Marvin Minsky was a scientist of immense stature in the field of Artificial Intelligence (AI) Research known for his extensive excellent results and sheer intelligence in approaching complex problems and handling complicated theories. Experts claim that the field of AI is currently in its Golden Age – flourishing and making great leaps in technological advancements that will soon take the world by storm. His research on human brain is astonishing – he used computing metaphors as an attempt to seek understanding of the human mind. He also developed convoluted theories such as ‘’ Society of Mind theory’’, which seeks to explain how intelligence could actually be the result of the interaction of non-intelligent parts. He reveals that most of the ideas for this theory came from his experiment when he was trying to create a machine, which can build children’s blocks with its robotized parts and a video camera, controlled via computer.

As a young child, Marvin Minsky was considered as one of the smartest children among those in his age group. He attended two prestigious universities, Harvard and Princeton where he displayed much of his exemplary flair in the scientific world, especially that in the field of artificial intelligence (AI). Minsky also wrote many texts on AI and philosophy. He received B.A .and PhD in mathematics at Harvard (1950) and Princeton (1954). In 1951, as a student he invented the SNARC, the first neural network simulator using vacuum tubes. His other inventions include hands and robotic devices, the “Muse” synthesizer for musical variations (with E. Fredkin), mechanical arms, the Confocal Scanning Microscope, and one of the first LOGO “turtles”. Being a member of the NAE, Argentine NAS, and NAS, he got several awards including the ACM Turing Award, the Japan Prize, the MIT Killian Award, the IJCAI Research Excellence Award, the Robert Wood Prize for Optoelectronics, the Rank Prize, and the Benjamin Franklin Medal.

Science genius, Minsky also contributed to significant advances in current mathematical standards, as well as computational linguistics, optics, robotics and telepresence. One of his well-known views in AI is that there is no basic difference between humans and machines.
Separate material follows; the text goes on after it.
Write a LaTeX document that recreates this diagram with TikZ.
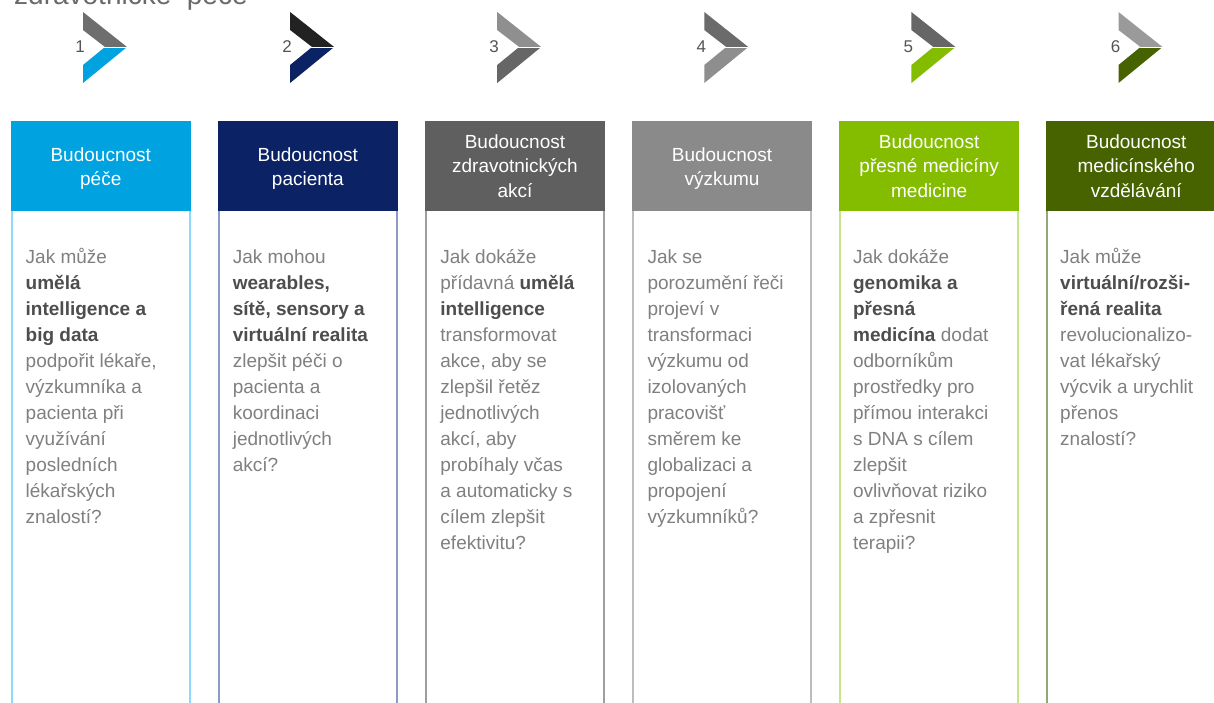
\documentclass[tikz,border=0pt]{standalone}
\usepackage{fontspec}
\setmainfont{Liberation Sans}
\definecolor{hA}{HTML}{00A3E0}\definecolor{bA}{HTML}{8ED8F8}
\definecolor{hB}{HTML}{0B2265}\definecolor{bB}{HTML}{8C9BC4}
\definecolor{hC}{HTML}{5F5F5F}\definecolor{bC}{HTML}{9E9E9E}
\definecolor{hD}{HTML}{8A8A8A}\definecolor{bD}{HTML}{BDBDBD}
\definecolor{hE}{HTML}{84BD00}\definecolor{bE}{HTML}{C5E58A}
\definecolor{hF}{HTML}{466300}\definecolor{bF}{HTML}{93A878}
\definecolor{tA}{HTML}{6E6E6E}\definecolor{tB}{HTML}{222222}
\definecolor{tC}{HTML}{8F8F8F}\definecolor{tD}{HTML}{6B6B6B}
\definecolor{tE}{HTML}{666666}\definecolor{tF}{HTML}{9A9A9A}
\definecolor{cC}{HTML}{666666}\definecolor{cD}{HTML}{8E8E8E}
\definecolor{bodygray}{HTML}{808080}
\definecolor{boldgray}{HTML}{4D4D4D}
\definecolor{numgray}{HTML}{555555}
\definecolor{titlegray}{HTML}{6A6A6A}
\newcommand\emb[1]{\textcolor{boldgray}{\textbf{#1}}}
\newcommand\fst{\rule{0pt}{19pt}}
\tikzset{
  headtext/.style={text=white, align=center, inner sep=0pt, anchor=north,
    font=\fontsize{19}{24.5}\selectfont},
  bodytext/.style={text=bodygray, align=left, inner sep=0pt, anchor=north west,
    font=\fontsize{19}{26}\selectfont},
  numtext/.style={text=numgray, inner sep=0pt, font=\fontsize{17}{17}\selectfont},
  colframe/.style={line width=2pt},
}
\begin{document}
\begin{tikzpicture}[x=1pt,y=-1pt]
\useasboundingbox (0,0) rectangle (1214,702);
\clip (0,0) rectangle (1214,702);
\fill[white] (0,0) rectangle (1214,702);
% title (cut off at the top edge, as in the reference)
\node[anchor=base west, inner sep=0pt, text=titlegray, font=\fontsize{28}{28}\selectfont] (title) at (14,4.5) {zdravotnické\ \ péče};
% columns
\foreach \i/\hc/\bc in {0/hA/bA,1/hB/bB,2/hC/bC,3/hD/bD,4/hE/bE,5/hF/bF}{
  \pgfmathsetmacro\L{11.5+207.1*\i}
  \draw[\bc, colframe] (\L,122) rectangle (\L+178.5,730);
  \fill[\hc] (\L-1,121) rectangle (\L+179.5,211);
}
% chevrons
\foreach \i/\n/\tc/\cc in {0/1/tA/hA,1/2/tB/hB,2/3/tC/cC,3/4/tD/cD,4/5/tE/hE,5/6/tF/hF}{
  \pgfmathsetmacro\X{83+207.1*\i}
  \fill[\tc] (\X,12) -- (\X+44,47) -- (\X+22,47) -- (\X,30) -- cycle;
  \fill[\cc] (\X+22,47) -- (\X+44,47) -- (\X,83) -- (\X,65) -- cycle;
  \draw[white, line width=0.7pt] (\X+21,47) -- (\X+44,47);
  \node[numtext] (n\n) at (\X-3,47) {\n};
}
% headers
\node[headtext] (h1) at (100.75,142) {\fst Budoucnost\\péče};
\node[headtext] (h2) at (307.85,142) {\fst Budoucnost\\pacienta};
\node[headtext] (h3) at (514.95,129) {\fst Budoucnost\\zdravotnických\\akcí};
\node[headtext] (h4) at (722.05,142) {\fst Budoucnost\\výzkumu};
\node[headtext] (h5) at (929.15,129) {\fst Budoucnost\\přesné medicíny\\medicine};
\node[headtext] (h6) at (1136.25,129) {\fst Budoucnost\\medicínského\\vzdělávání};
% bodies
\node[bodytext] (b1) at (25.5,244) {\fst Jak může\\\emb{umělá}\\\emb{intelligence a}\\\emb{big data}\\podpořit lékaře,\\výzkumníka a\\pacienta při\\využívání\\posledních\\lékařských\\znalostí?};
\node[bodytext] (b2) at (232.6,244) {\fst Jak mohou\\\emb{wearables,}\\\emb{sítě, sensory a}\\\emb{virtuální realita}\\zlepšit péči o\\pacienta a\\koordinaci\\jednotlivých\\akcí?};
\node[bodytext] (b3) at (440.2,244) {\fst Jak dokáže\\přídavná \emb{umělá}\\\emb{intelligence}\\transformovat\\akce, aby se\\zlepšil řetěz\\jednotlivých\\akcí, aby\\probíhaly\ včas\\a automaticky s\\cílem zlepšit\\efektivitu?};
\node[bodytext] (b4) at (647.3,244) {\fst Jak se\\porozumění řeči\\projeví v\\transformaci\\výzkumu od\\izolovaných\\pracovišť\\směrem ke\\globalizaci a\\propojení\\výzkumníků?};
\node[bodytext] (b5) at (852.9,244) {\fst Jak dokáže\\\emb{genomika a}\\\emb{přesná}\\\emb{medicína} dodat\\odborníkům\\prostředky pro\\přímou interakci\\s DNA s cílem\\zlepšit\\ovlivňovat riziko\\a zpřesnit\\terapii?};
\node[bodytext] (b6) at (1060,244) {\fst Jak může\\\emb{virtuální/rozši-}\\\emb{řená realita}\\revolucionalizo-\\vat lékařský\\výcvik a urychlit\\přenos\\znalostí?};
\end{tikzpicture}
\end{document}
As stated in his theory of the Society of Mind, he firmly believed that humans are machines with many unintelligent and semi-autonomous agents that made up the brain which gave the human his intelligence. He also said, “Some computers will become more intelligent than most people,” which is a likely phenomenon considering today’s state of progress in technological advancement.

Minsky’s research in AI was not his only achievement; He got great appreciation in some of his other works. One notable example is The Emotion Machine, a book that critiques many popular existing theories of how human minds work and he brings forth alternative ideas. He dares to challenge traditional mindsets and norms and proposes his own theories on how things work.
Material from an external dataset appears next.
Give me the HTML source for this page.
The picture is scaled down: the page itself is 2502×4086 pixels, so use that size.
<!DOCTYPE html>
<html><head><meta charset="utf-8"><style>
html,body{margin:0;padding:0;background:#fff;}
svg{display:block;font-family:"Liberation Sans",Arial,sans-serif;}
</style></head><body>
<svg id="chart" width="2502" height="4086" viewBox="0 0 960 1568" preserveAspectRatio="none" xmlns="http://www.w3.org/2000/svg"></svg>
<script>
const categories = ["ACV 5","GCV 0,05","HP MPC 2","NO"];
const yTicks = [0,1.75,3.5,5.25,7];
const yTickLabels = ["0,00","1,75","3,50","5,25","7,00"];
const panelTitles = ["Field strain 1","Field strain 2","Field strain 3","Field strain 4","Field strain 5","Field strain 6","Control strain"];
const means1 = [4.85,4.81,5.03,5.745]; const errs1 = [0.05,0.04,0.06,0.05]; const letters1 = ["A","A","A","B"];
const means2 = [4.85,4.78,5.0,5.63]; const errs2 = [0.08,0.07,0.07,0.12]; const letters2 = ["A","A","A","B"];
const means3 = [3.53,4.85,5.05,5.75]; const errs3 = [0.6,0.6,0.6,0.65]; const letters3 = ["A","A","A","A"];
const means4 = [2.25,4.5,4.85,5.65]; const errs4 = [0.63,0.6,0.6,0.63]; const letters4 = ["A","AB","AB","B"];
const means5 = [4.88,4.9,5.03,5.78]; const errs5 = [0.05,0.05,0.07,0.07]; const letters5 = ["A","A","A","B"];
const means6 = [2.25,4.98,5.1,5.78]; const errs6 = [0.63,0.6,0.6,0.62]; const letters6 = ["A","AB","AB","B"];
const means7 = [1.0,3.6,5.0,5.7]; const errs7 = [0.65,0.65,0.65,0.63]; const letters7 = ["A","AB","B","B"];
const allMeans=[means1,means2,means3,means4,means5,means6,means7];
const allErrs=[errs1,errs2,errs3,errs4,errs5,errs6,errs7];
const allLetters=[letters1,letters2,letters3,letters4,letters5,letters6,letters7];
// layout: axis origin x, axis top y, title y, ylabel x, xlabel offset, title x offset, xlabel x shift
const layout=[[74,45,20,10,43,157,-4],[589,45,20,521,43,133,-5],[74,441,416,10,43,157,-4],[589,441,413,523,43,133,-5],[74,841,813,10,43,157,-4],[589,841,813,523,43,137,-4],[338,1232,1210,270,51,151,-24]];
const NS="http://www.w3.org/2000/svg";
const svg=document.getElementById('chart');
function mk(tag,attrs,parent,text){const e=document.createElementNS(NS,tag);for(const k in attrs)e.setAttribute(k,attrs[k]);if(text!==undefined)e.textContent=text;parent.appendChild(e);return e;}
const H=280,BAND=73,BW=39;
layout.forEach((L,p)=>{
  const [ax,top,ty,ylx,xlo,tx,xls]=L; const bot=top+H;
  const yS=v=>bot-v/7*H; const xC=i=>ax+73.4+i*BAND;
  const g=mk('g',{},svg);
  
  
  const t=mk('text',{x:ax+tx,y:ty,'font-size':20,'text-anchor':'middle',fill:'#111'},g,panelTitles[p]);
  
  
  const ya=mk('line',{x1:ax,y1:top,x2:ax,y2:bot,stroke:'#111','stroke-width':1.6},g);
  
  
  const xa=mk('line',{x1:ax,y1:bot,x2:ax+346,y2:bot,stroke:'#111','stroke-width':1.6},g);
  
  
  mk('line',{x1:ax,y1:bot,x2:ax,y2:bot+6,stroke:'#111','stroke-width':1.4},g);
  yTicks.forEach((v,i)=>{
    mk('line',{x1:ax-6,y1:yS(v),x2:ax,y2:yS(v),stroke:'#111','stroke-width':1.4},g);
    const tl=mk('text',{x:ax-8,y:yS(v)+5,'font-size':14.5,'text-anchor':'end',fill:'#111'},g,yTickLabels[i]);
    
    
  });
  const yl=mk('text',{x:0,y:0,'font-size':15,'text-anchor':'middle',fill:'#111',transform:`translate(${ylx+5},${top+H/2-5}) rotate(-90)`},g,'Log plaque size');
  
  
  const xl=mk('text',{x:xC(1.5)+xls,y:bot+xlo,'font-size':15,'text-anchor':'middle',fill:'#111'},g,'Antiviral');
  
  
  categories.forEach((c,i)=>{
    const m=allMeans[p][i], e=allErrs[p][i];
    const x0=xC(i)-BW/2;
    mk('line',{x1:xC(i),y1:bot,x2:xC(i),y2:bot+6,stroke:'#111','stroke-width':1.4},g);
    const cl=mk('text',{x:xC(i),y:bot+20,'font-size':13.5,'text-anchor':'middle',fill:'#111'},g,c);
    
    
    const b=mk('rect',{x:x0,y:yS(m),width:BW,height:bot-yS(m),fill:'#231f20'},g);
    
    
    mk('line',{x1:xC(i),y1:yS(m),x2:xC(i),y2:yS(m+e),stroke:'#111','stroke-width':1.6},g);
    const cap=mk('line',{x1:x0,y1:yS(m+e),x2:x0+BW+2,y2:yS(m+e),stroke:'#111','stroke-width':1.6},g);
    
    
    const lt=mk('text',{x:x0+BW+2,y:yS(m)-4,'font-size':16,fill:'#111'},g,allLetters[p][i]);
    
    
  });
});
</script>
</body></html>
Minsky was an intelligent individual who challenged and inspired many of his fellow researchers to explore deeper into the field of AI and make breakthroughs in their research. His colleagues state that he always talked in riddles that displayed his quality of being intelligent and funny at the same time. He was one of the most awarded individuals in his workplace that could take credit for most of the innovations. He aided many improvements of current systems and theories that benefit the world.
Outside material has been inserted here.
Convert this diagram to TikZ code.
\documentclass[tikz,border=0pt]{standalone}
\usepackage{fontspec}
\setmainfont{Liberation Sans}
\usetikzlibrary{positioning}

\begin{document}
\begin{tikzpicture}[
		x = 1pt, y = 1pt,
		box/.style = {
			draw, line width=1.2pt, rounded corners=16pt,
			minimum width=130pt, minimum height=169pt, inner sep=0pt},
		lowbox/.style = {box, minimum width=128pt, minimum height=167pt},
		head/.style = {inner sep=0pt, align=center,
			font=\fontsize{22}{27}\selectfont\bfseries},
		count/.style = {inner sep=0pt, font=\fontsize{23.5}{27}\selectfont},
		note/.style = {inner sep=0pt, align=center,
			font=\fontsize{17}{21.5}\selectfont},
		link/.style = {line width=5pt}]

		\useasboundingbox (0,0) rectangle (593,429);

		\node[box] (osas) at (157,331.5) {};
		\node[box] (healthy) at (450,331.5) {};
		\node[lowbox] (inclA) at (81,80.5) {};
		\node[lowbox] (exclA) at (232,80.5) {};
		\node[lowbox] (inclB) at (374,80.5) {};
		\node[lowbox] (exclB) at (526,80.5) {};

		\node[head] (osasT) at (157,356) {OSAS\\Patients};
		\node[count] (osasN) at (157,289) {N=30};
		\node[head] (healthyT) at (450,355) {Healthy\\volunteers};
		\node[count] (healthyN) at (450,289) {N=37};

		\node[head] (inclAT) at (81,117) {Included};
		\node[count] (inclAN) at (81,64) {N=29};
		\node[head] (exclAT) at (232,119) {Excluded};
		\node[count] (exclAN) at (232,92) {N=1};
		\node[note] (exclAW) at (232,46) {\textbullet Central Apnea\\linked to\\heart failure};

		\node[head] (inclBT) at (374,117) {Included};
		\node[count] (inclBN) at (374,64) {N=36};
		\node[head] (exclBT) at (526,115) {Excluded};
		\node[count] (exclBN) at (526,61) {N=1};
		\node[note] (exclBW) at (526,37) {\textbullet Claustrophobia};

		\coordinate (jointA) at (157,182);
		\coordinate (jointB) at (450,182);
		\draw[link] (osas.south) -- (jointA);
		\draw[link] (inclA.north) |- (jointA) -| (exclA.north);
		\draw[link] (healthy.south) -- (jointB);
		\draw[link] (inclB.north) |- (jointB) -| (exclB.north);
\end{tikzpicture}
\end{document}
He married pediatrician Dr. Gloria Rudisch in 1952 and became a happy father of three children. He was also a talented pianist who published a reflective and contemplative writing on the relationship between music and psychology in 1981. He also helped director Stanley Kubrick for his movie ‘A Space Odyssey’ (2001) regarding the concepts of Artificial Intelligence. One of the characters in the movie was also named after him in his honor. Unfortunately, he passed away on January 24, 2016 at his home in Boston due to a cerebral hemorrhage. Marvin Minsky will be missed by many of those close to him and respected by even more who take great pride in his work and stand to learn much from it.